Look at any advertisement for a new camera, you will usually see the kit beheld by a male hand, with the image of a young woman visible through the lens or emblazoned onto the glass itself, as though the camera were always meant to be a male eye, gazing out onto a world of female subjects.
Photography, whether we like to admit it or not, is by and large a male-dominated arena, where the ‘looking’ is a masculine act, and the subject is feminine, playing the role of ‘looked-at’ and admired mainly for their outward appearance. Photography, then, has been a mirror for conventional gender roles in western society.
What is it like, then, to be a female photographer, to be a woman who has seized hold of an instrument of which she traditionally remains in front, and to use her eye to view the world, rather than use it to throw back a soft, muted glance into the receiving end of a male gaze? It may sound primitive to talk of the female photographer in such a way, but as the photographers of Photo Boite’s 30 UNDER 30 women will undoubtedly profess, resistance – or discrimination, even subtle – can be common even today. We will each have our own stories of how being a woman has hindered, or even unfairly aided, our pursuit of this profession.

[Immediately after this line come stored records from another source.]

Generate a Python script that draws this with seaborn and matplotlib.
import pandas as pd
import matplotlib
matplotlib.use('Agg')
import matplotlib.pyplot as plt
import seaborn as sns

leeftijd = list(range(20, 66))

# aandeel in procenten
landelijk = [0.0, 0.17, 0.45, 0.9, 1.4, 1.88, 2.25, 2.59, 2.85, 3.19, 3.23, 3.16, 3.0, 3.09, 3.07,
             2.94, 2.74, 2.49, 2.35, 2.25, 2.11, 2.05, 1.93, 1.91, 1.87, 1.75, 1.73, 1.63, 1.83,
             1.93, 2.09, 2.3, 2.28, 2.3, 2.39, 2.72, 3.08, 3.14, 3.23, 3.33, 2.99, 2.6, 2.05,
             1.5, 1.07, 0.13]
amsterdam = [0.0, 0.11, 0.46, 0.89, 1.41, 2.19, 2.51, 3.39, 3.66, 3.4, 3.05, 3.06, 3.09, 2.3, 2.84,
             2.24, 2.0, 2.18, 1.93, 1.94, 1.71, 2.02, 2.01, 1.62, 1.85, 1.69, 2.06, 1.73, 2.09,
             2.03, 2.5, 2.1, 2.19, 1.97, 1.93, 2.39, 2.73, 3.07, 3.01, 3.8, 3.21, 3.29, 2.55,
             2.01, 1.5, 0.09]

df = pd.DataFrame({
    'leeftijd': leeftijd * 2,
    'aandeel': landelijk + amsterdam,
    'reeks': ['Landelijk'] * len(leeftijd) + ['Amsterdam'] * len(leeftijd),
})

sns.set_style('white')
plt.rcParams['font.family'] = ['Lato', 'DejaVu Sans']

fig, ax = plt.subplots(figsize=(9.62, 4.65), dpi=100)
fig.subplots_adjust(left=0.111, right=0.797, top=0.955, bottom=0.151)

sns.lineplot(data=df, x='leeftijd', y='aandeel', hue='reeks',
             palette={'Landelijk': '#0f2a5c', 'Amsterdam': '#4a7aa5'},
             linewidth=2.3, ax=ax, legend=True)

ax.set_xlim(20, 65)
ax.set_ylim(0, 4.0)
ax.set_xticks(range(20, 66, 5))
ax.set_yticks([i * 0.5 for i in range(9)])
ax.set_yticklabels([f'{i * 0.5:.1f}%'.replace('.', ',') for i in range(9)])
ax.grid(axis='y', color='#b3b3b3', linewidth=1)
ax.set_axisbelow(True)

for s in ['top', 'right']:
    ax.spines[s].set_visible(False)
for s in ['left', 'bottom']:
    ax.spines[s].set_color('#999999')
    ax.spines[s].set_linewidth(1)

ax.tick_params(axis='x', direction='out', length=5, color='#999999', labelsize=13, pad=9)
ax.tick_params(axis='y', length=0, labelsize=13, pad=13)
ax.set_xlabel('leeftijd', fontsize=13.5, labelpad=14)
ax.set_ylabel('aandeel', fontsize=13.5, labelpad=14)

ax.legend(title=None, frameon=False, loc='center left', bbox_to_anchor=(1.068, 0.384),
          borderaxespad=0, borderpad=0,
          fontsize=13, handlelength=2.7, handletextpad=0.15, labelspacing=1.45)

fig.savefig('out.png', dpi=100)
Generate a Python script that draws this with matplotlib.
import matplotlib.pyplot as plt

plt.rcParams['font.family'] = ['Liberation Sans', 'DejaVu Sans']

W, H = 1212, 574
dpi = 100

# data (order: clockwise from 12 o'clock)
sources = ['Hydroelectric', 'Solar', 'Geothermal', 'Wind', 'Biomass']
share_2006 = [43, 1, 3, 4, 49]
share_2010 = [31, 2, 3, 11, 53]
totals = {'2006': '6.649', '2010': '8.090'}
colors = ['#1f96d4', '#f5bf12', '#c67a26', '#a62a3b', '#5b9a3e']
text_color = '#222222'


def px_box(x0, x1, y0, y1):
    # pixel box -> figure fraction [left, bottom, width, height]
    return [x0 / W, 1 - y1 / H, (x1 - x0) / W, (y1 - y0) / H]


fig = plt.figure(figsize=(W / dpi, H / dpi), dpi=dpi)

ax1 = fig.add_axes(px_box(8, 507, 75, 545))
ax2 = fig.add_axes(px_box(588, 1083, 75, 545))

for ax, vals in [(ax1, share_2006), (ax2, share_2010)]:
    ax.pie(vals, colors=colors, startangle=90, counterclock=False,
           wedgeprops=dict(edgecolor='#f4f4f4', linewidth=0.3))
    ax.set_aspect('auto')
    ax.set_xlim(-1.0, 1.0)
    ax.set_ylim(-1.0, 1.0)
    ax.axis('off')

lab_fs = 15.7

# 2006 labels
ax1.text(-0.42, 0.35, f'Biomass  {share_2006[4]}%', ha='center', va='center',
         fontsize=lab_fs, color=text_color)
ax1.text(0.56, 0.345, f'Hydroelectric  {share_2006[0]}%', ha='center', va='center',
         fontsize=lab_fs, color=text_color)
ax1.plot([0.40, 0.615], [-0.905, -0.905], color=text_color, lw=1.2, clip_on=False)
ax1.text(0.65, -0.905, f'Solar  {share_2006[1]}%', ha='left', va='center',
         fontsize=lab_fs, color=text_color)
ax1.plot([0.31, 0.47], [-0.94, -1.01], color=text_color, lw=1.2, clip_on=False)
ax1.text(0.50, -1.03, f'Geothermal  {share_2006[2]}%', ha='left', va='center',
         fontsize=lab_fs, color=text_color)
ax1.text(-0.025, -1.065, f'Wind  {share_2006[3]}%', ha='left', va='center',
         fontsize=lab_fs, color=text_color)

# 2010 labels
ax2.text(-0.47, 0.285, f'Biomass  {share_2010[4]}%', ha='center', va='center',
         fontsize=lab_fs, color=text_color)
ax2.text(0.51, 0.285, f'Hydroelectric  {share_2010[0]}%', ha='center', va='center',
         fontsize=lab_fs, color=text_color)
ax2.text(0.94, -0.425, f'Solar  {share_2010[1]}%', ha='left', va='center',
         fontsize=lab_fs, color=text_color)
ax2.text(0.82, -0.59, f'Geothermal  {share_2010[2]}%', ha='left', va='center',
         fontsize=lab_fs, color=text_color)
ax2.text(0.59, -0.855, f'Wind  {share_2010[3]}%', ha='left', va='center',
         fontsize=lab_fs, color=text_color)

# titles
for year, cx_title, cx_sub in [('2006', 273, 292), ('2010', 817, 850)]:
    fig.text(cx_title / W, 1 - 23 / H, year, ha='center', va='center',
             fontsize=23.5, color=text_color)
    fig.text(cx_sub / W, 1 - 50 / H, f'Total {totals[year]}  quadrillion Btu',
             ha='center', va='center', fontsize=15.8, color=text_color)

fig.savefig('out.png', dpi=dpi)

One might say that looking at the work of 30 female photographers is ‘positive discrimination’, and so it is, to the necessary extent where a focus is placed on the work of women, whether or not you view their work as intrinsically ‘female’ or ‘feminine’ – or simply human. The women here photograph men, women, animals, landscapes, objects – and even themselves, which, in cases where one’s work as a female photographer is questioned, can be even more problematic. Female self-portraiture is a genre unto itself; and with the advent of digital cameras, access to computer processing, and photo-sharing, more and more everyday women have taken up the pursuit of picturing themselves, in images which on one hand perpetuate the notion of the feminised subject, and on the other hand, defy the rules of traditional positioning by pulling the strings to their own visual representation. Whichever work you enjoy most of these women in 30 UNDER 30, see it as you will, but sustain an open mind, take your time in relishing the imagery and bearing in mind the different experiences of every artist involved.